Rolf left Australia aged 22 to study painting in England. The trip
was financed by and large by the four exhibitions of paintings he
had held previously in his home town of Perth.
He
enrolled at the City & Guilds Art School in London, wanting
to follow in his grandfather’s footsteps and become a portrait
painter. That was his main aspiration in life. However he found
himself doing all sorts of things that didn’t really interest
him, such as etching.
A
chance meeting at Earl’s Court tube station with Australian
impressionist painter ‘Bill’ Hayward Veal changed his
life. As a teenager in Perth, Western Australia, Veal’s work
in the local art gallery had impressed Rolf so much that on a trip
to Sydney with the West Australian swimming team, he had tried,
unsuccessfully, to meet Bill with a view to being taught by him.

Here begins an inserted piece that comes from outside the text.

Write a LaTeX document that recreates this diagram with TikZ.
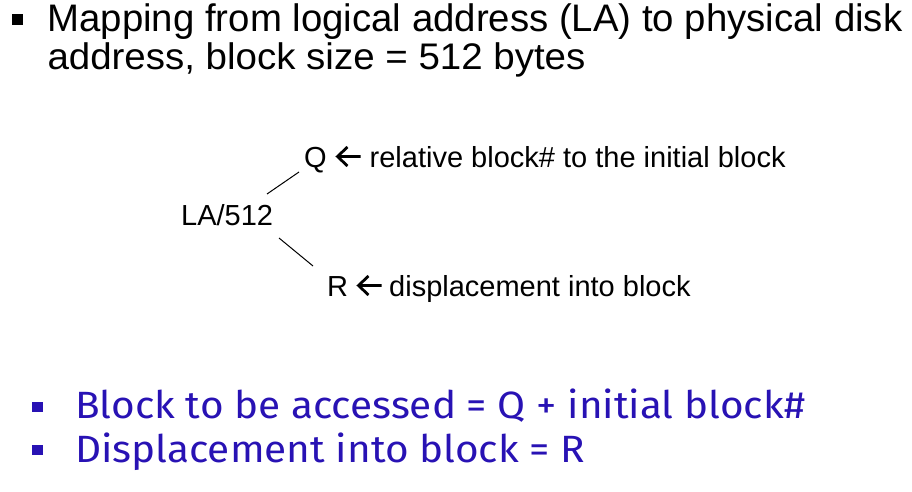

At the time of their meeting in London Bill was running an art course,
and though Rolf couldn’t afford it he went along anyway. “In
this class I tried to impress him with thickly daubed oils on canvas
paper, but Bill gave me a real canvas and told me to set up some
bottles and other items that I would like to paint. He gave me a
brush, some burnt sienna, some rag and a bottle of turpentine and
told me to see how little paint I could use. Instead of painting
isolated individual parts he told me to tackle the whole canvas
all the time. I still do this now, starting off very rough and rugged
and then refining later. After the course, Rolf became Veal’s
protégé.
In
the mid 50’s Rolf’s paintings were exhibited in the Summer
Exhibition at the Royal Academy for two consecutive years, and recently
he received an honorary membership from the Royal Society of British
Artists. In December 2000, the Harris family held their first ever
art show together at the Halcyon Gallery in Birmingham when the
works of Rolf – together with the works of his wife Alwen and
their daughter Bindi – formed part of an eclectic exhibition
of paintings, jewellry, sculpture and etching.
In
2001 Rolf’s BBC television programme Rolf on Art attracted
over 24.5 million viewers over a period of four weeks, gaining the
highest ratings ever for a programme on the visual arts in the history
of television. Last year saw a follow up to the hugely successful
series along with the launch of a book, Rolf on Art to accompany
it. An exhibition of Rolf’s signed limited editions toured
the country, whilst in November 2002 Rolf received one of the greatest
honours possible for any artist when the bulk of his work from the
two series of Rolf on Art, was exhibited for a month at the National
Gallery, before transferring to the Halcyon Gallery in Mayfair.